As he takes control of his family, he learns that the children are acting up (gee, I wonder why - they haven't seen their father since when, exactly?) and one's even a budding kleptomanic. The other son chooses to run away after an orchestra concert - which I understand, because my mother used to take me to see the Boston Symphony, and honestly I would have preferred to be anywhere else. But this leads to the boy following a beautiful Italian woman around for the night - can you blame him?
It's sort of another case of mistaken identity, similar to that seen in "Roman Holiday", as Loren pretends to be a commoner, but is really the daughter of a famous conductor.
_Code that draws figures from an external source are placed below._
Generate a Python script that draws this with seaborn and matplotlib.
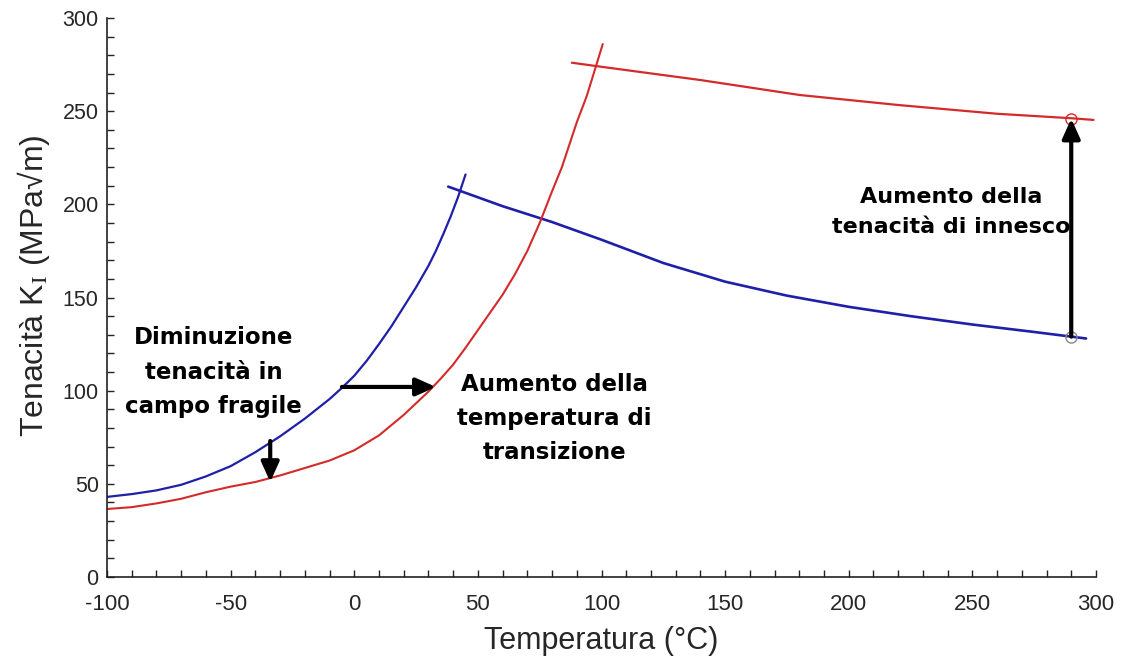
import matplotlib
matplotlib.use('Agg')
import matplotlib.pyplot as plt
import seaborn as sns
from matplotlib import font_manager as fm
from matplotlib.ticker import MultipleLocator

# ---- data ----
blue_low_x = [-100, -90, -80, -70, -60, -50, -40, -30, -20, -10, -5, 0, 5, 10, 15, 20, 25, 30, 33, 36, 39, 42, 45]
blue_low_y = [43, 44.5, 46.5, 49.5, 54, 59.5, 67, 75.5, 85, 95.5, 101.5, 108, 116, 125, 134.5, 145, 155.5, 167, 175, 184, 193.5, 204, 216]

blue_up_x = [38, 60, 80, 100, 125, 150, 175, 200, 225, 250, 275, 290, 296]
blue_up_y = [209.5, 199, 190.5, 181, 168.5, 158.5, 151, 145, 140, 135.5, 131.5, 129, 128]

red_low_x = [-100, -90, -80, -70, -60, -50, -40, -30, -20, -10, 0, 10, 20, 30, 35, 40, 45, 50, 55, 60, 65, 70, 75, 80, 84, 87, 90, 94, 97.5, 100.5]
red_low_y = [36.5, 37.5, 39.5, 42, 45.5, 48.5, 51, 54.5, 58.5, 62.5, 68, 76, 87, 99.5, 106.5, 114, 123, 132.5, 142, 151.5, 162.5, 175, 190, 207, 220, 232, 244, 258, 273, 286]

red_up_x = [88, 100, 140, 180, 220, 260, 290, 299]
red_up_y = [276, 273.8, 266.7, 258.7, 253.3, 248.6, 246.2, 245.3]

marker_x = [290, 290]
marker_y = [129, 246]

# arrows: (tail_x, tail_y) -> (head_x, head_y)
arrow_tail_x = [-34, -5, 290]
arrow_tail_y = [73, 102, 129]
arrow_head_x = [-34, 33, 290]
arrow_head_y = [51, 102, 246]

notes = ["Diminuzione\ntenacità in\ncampo fragile",
         "Aumento della\ntemperatura di\ntransizione",
         "Aumento della\ntenacità di innesco"]
note_x = [-57, 81, 241.5]
note_y = [110, 85, 196]
note_size = [16.5, 16.5, 16]

x_ticks = [-100, -50, 0, 50, 100, 150, 200, 250, 300]
y_ticks = [0, 50, 100, 150, 200, 250, 300]

BLUE = '#1f1fa8'
RED = '#d42a2a'

sns.set_theme(style='white')
plt.rcParams['font.family'] = ['Liberation Sans', 'DejaVu Sans']
plt.rcParams['mathtext.fontset'] = 'stix'

names = {f.name for f in fm.fontManager.ttflist}
narrow = 'Liberation Sans Narrow' if 'Liberation Sans Narrow' in names else 'Liberation Sans'

fig = plt.figure(figsize=(11.22, 6.66), dpi=100)
ax = fig.add_axes([0.0954, 0.1336, 0.8814, 0.8394])

sns.lineplot(x=blue_low_x, y=blue_low_y, color=BLUE, lw=1.6, sort=False, estimator=None, ax=ax)
sns.lineplot(x=blue_up_x, y=blue_up_y, color=BLUE, lw=1.9, sort=False, estimator=None, ax=ax)
sns.lineplot(x=red_low_x, y=red_low_y, color=RED, lw=1.5, sort=False, estimator=None, ax=ax)
sns.lineplot(x=red_up_x, y=red_up_y, color=RED, lw=1.6, sort=False, estimator=None, ax=ax)

ax.plot(marker_x[0], marker_y[0], 'o', ms=8, mfc='none', mec='#888888', mew=1)
ax.plot(marker_x[1], marker_y[1], 'o', ms=8, mfc='none', mec=RED, mew=1)

for tx, ty, hx, hy in zip(arrow_tail_x, arrow_tail_y, arrow_head_x, arrow_head_y):
    ax.annotate('', xy=(hx, hy), xytext=(tx, ty),
                arrowprops=dict(arrowstyle='-|>,head_length=0.6,head_width=0.27',
                                lw=3, color='black', shrinkA=0, shrinkB=0,
                                mutation_scale=20))

for t, x, y, fs in zip(notes, note_x, note_y, note_size):
    ax.text(x, y, t, ha='center', va='center', fontsize=fs, fontweight='bold',
            family=['DejaVu Sans'], linespacing=1.62, color='black')

ax.set_xlim(-100, 300)
ax.set_ylim(0, 300)
ax.set_xticks(x_ticks)
ax.set_yticks(y_ticks)
ax.set_xticklabels([str(v) for v in x_ticks], family=[narrow, 'Liberation Sans'], fontsize=16)
ax.set_yticklabels([str(v) for v in y_ticks], fontsize=15.5)
ax.xaxis.set_minor_locator(MultipleLocator(10))
ax.yaxis.set_minor_locator(MultipleLocator(10))
ax.tick_params(which='both', direction='in', length=5, width=1, color='#222222')
ax.tick_params(axis='x', which='major', pad=12)
ax.tick_params(axis='y', which='major', pad=6)
ax.tick_params(axis='both', which='both', bottom=True, left=True, top=False, right=False)

for s in ['top', 'right']:
    ax.spines[s].set_visible(False)
for s in ['left', 'bottom']:
    ax.spines[s].set_color('#222222')
    ax.spines[s].set_linewidth(1.2)

ax.set_xlabel('Temperatura (°C)', family=[narrow, 'Liberation Sans'], fontsize=22, labelpad=8)
ax.set_ylabel('Tenacità K$_{\\mathrm{I}}$ (MPa√m)', fontsize=23)
ax.yaxis.set_label_coords(-0.056, 0.522)

fig.savefig('out.png', dpi=100, facecolor='white')
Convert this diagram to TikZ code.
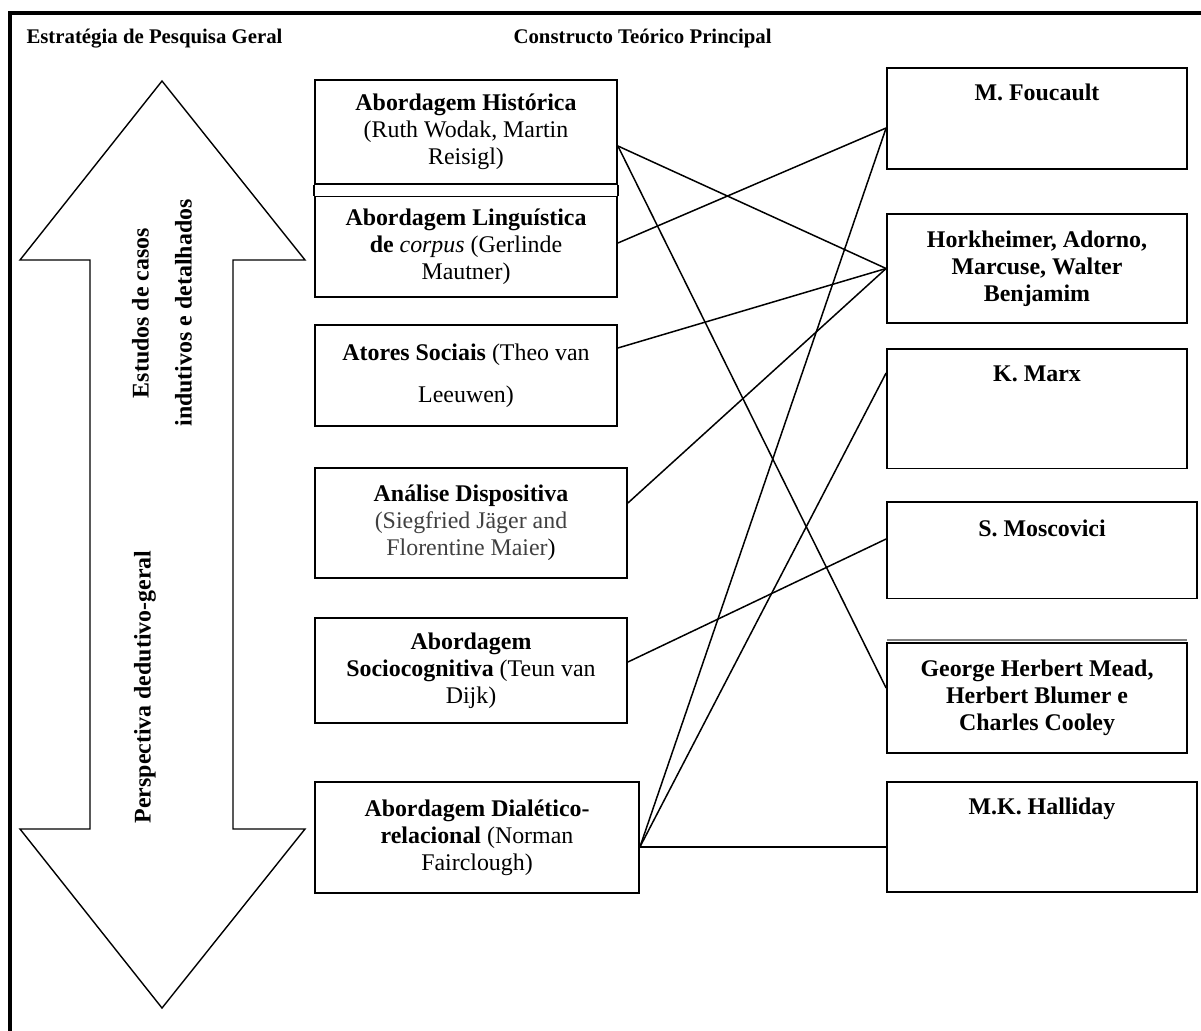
\documentclass[tikz,border=0pt]{standalone}
\usepackage{fontspec}
\setmainfont{Liberation Serif}
\definecolor{namegray}{HTML}{404040}
\newcommand{\boxfont}{\fontsize{23.9}{27}\selectfont}
\newcommand{\headfont}{\fontsize{20.8}{24}\selectfont\bfseries}
\tikzset{
	box/.style={draw,line width=1.8pt,inner sep=0pt,align=center,font=\boxfont},
	toptext/.style={anchor=base,yshift=-33pt,font=\boxfont\bfseries},
	link/.style={line width=1.5pt},
}
\begin{document}
\begin{tikzpicture}[x=1pt,y=-1pt]
			\useasboundingbox (0,0) rectangle (1201,1030);
			% Frame
			\draw[line width=4pt] (10,1040) -- (10,13) -- (1210,13);
			\node[anchor=base west,font=\headfont] (strat) at (23,43.5) {Estratégia de Pesquisa Geral};
			\node[anchor=base west,font=\headfont] (constr) at (510,43.5) {Constructo Teórico Principal};
			% Double arrow
			\draw[line width=1.4pt,line join=miter] (162,81) -- (305,260) -- (233,260) -- (233,829) -- (305,829) -- (162,1008) -- (20,829) -- (90,829) -- (90,260) -- (20,260) -- cycle;
			\node[rotate=90,align=center,font=\boxfont\bfseries] (indut) at (162,313) {Estudos de casos\\[16pt]indutivos e detalhados};
			\node[rotate=90,font=\boxfont\bfseries] (dedut) at (145,687) {Perspectiva dedutivo-geral};
			% Approaches
			\node[box,minimum width=302pt,minimum height=104pt] (hist) at (466,132) {\textbf{Abordagem Histórica}\\(Ruth Wodak, Martin\\Reisigl)};
			\node[box,minimum width=302pt,minimum height=100.5pt] (ling) at (466,246.75) {\textbf{Abordagem Linguística}\\\textbf{de} \textit{corpus} (Gerlinde\\Mautner)};
			\draw[line width=1.8pt] (hist.south west) -- (ling.north west);
			\draw[line width=1.8pt] (hist.south east) -- (ling.north east);
			\node[box,minimum width=302pt,minimum height=101pt] (atores) at (466,375.5) {\textbf{Atores Sociais} (Theo van\\[15pt]Leeuwen)};
			\node[box,minimum width=312pt,minimum height=110pt] (analise) at (471,523) {\textbf{Análise Dispositiva}\\\textcolor{namegray}{(Siegfried Jäger and}\\\textcolor{namegray}{Florentine Maier})};
			\node[box,minimum width=312pt,minimum height=105pt] (socio) at (471,670.75) {\textbf{Abordagem}\\\textbf{Sociocognitiva} (Teun van\\Dijk)};
			\node[box,minimum width=324pt,minimum height=111pt] (dial) at (477,837.5) {\textbf{Abordagem Dialético-}\\\textbf{relacional} (Norman\\Fairclough)};
			% Theories
			\node[box,minimum width=300pt,minimum height=101pt,label={[toptext]north:M. Foucault}] (fouc) at (1037,118.5) {};
			\node[box,minimum width=300pt,minimum height=109pt,font=\boxfont\bfseries] (hork) at (1037,268.5) {Horkheimer, Adorno,\\Marcuse, Walter\\Benjamim};
			\node[box,minimum width=300pt,minimum height=119.5pt,label={[toptext]north:K. Marx}] (marx) at (1037,408.75) {};
			\node[box,minimum width=310pt,minimum height=96.5pt,label={[toptext,yshift=-2pt]north:S. Moscovici}] (mosc) at (1042,550.25) {};
			\draw[gray,line width=1.2pt] ([yshift=3pt]887,643) -- ([yshift=3pt]1187,643);
			\node[box,minimum width=300pt,minimum height=110pt,font=\boxfont\bfseries] (mead) at (1037,698) {George Herbert Mead,\\Herbert Blumer e\\Charles Cooley};
			\node[box,minimum width=310pt,minimum height=110pt,label={[toptext]north:M.K. Halliday}] (hall) at (1042,837) {};
			% Links
			\draw[link] ([yshift=-14pt]hist.east) -- (hork.west);
			\draw[link] ([yshift=-14pt]hist.east) -- ([yshift=10pt]mead.west);
			\draw[link] ([yshift=3.75pt]ling.east) -- ([yshift=-9.5pt]fouc.west);
			\draw[link] ([yshift=27.5pt]atores.east) -- (hork.west);
			\draw[link] ([yshift=20pt]analise.east) -- (hork.west);
			\draw[link] ([yshift=8.75pt]socio.east) -- ([yshift=11.25pt]mosc.west);
			\draw[link] ([yshift=-9.5pt]dial.east) -- ([yshift=-9.5pt]fouc.west);
			\draw[link] ([yshift=-9.5pt]dial.east) -- ([yshift=35.75pt]marx.west);
			\draw[link] ([yshift=-9.5pt]dial.east) -- ([yshift=-10pt]hall.west);
		\end{tikzpicture}
\end{document}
OK, so that's not the same as royalty, but apparently she's upper-class and travels around the world to various concert halls. Yet the only song she likes to sing is an annoying nonsense song that goes, "Bing Bang Bong", or something like that. Go figure.
Grant's situation, on the other hand, sort of reminds me of Audrey Hepburn's love triangle seen in "Love in the Afternoon", where she's got a steady boyfriend at music school, and has a lot in common with him, but she prefers the company of the American playboy who's way above her on the social scale. Here Cary Grant is seeing his wife's sister socially, and everyone (including them) just assumes that they'll get together, but then he realizes he'd rather be with the maid, who isn't really a maid and may actually be higher in society than himself.
I wish that a romance could somehow get into the nuts and bolts of it all, explain WHY someone in a love triangle prefers this person over that person - besides, of course, because one actress has top billing over another. Maybe it's something that can't always be quantified, but does that mean we should ignore the reasons entirely? Does it just come down to the fact that he's spent more time with Cinzia, so he's more familiar with her?
Life sort of imitated art here, as Grant and Loren were dating when they signed on to make this picture together, then she turned around and married Carlo Ponti during production. I bet that wasn't awkward at all.
NITPICK POINT: The kid playing harmonica appears to be some kind of virtuoso. When he plays along with the symphony orchestra, his music matches the orchestra's performance (Mendelssohn's Symphony No. 4, aka "Italian Symphony"), though how would a small kid know that piece? And even if he knew it, which is doubtful, how would he know the orchestra would be playing that, and how would he be able to replicate it on the harmonica?
A while back, I figured out the secret of the harmonica when I saw John Popper of Blues Traveler wearing a vest with a bandolier's worth of harmonica - this meant that there were different harmonicas for each key, and therefore as long as you played the correctly tuned harmonica and everyone agreed on the song's key, it would be impossible to play an incorrect note on that harmonica. But how would the kid tonight know that the orchestra would be playing a piece in the key of A Major? Extremely doubtful.
Sometimes I just know too much about certain things, I think, and it prevents me from suspending my disbelief.
Speaking of which, there's an awful lot of rear projection in this film (or a lot of awful rear projection, whichever) and that doesn't help it seem believable, either. At one point they cut from a long shot of Grant's characters with his kids in front of a lake, and then when they cut to the close-up, it's clearly a rear projection of the lake scene. Why didn't they just film the close-up at the same lake right after the long shot? Maybe the close-up was a pick-up shot, made months later and they couldn't duplicate the original scene, but still - why not just re-shoot the whole scene if you've got everyone there?
Also starring Sophia Loren (last seen in "Nine"), Martha Hyer, Harry Guardino, Murray Hamilton, Eduardo Ciannelli, Werner Klemperer.